Hashing files complete.
Duplicate files consume 117.7 GB.
8,978 duplicates written to output file /Users/scott/src/activescott/files-and-folders/packages/dedupe-files/tests/integration/print-photos-all.sh.out.
print took 2264 seconds.

Features

  • Actions to be taken on duplicates:
    • print
    • move
    • delete
  • Priorities: Files have priorities. Essentially the ones that are first on the specified set of input paths will be considered the "original".
  • Algorithm: Compares sizes first, and then hashes files. Could maybe be faster by doing partial hashes of same-size files

Roadmap

  • [x] feat: searches multiple input paths

  • [x] feat: compares files by content, not merely name or size

    • name same, content different
    • name same, content different, size same
    • name different, content same
  • [x] chore: typescript. because types help (proven to myself yet again)

  • [x] chore: fix git paths (git dir needs moved up to parent monorepo dir)
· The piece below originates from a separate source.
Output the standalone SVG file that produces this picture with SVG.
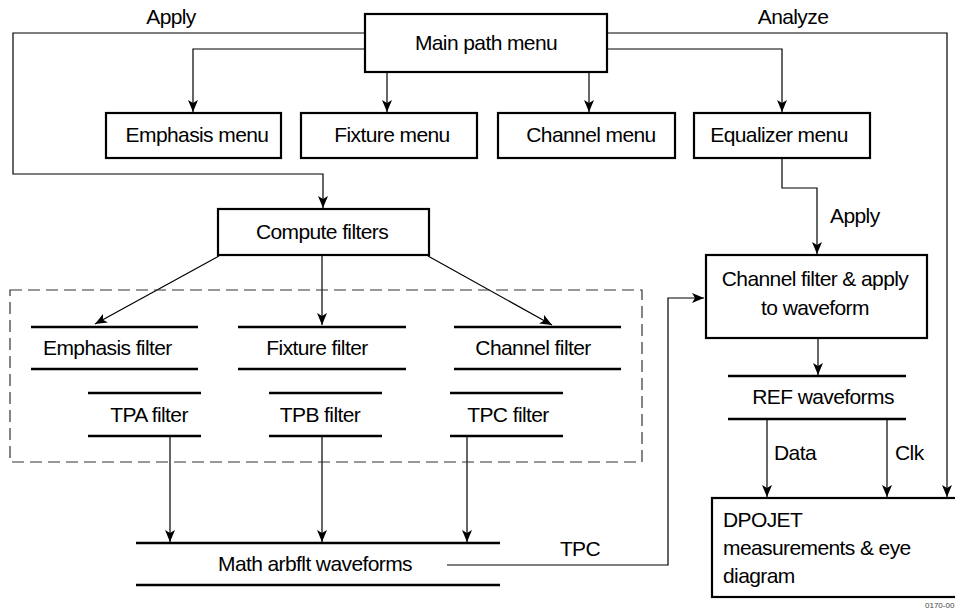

  • [x] feat: optimize perf by tracking all files w/ size instead of hash, and only hash files where size is the same

  • [x] feat: use deterministic algorithm to classify the "original" and the "duplicate" (i.e. first argument passed in is a higher priority for "original")

    • [x] test: test-dir/one test-dir/two
    • [x] test: test-dir/two test-dir/one
  • actions to be taken for each duplicate:

  • [x] feat: print/dry-run action (no action) for found duplicate: prints to output file or stdout

  • [x] feat: move file action for found duplicate to specified path

    • [x] feat: ensure move command never loses a file by using "original" file's name with a postfixed a counter for uniqueness
  • [x] feat: delete action for found duplicate

Alternatives

  • rdfind does this quite well but it isn't very flexible on what to do with the duplicates and it's slow (despite being in c++, which is not as easy to maintain or contribute to by others.

Below are more but I found these after I was well down the road of writing this one...

  • https://github.com/mixu/file-dedupe ?
  • https://qarmin.github.io/czkawka/ ?
  • https://www.pixelbeat.org/fslint/ ?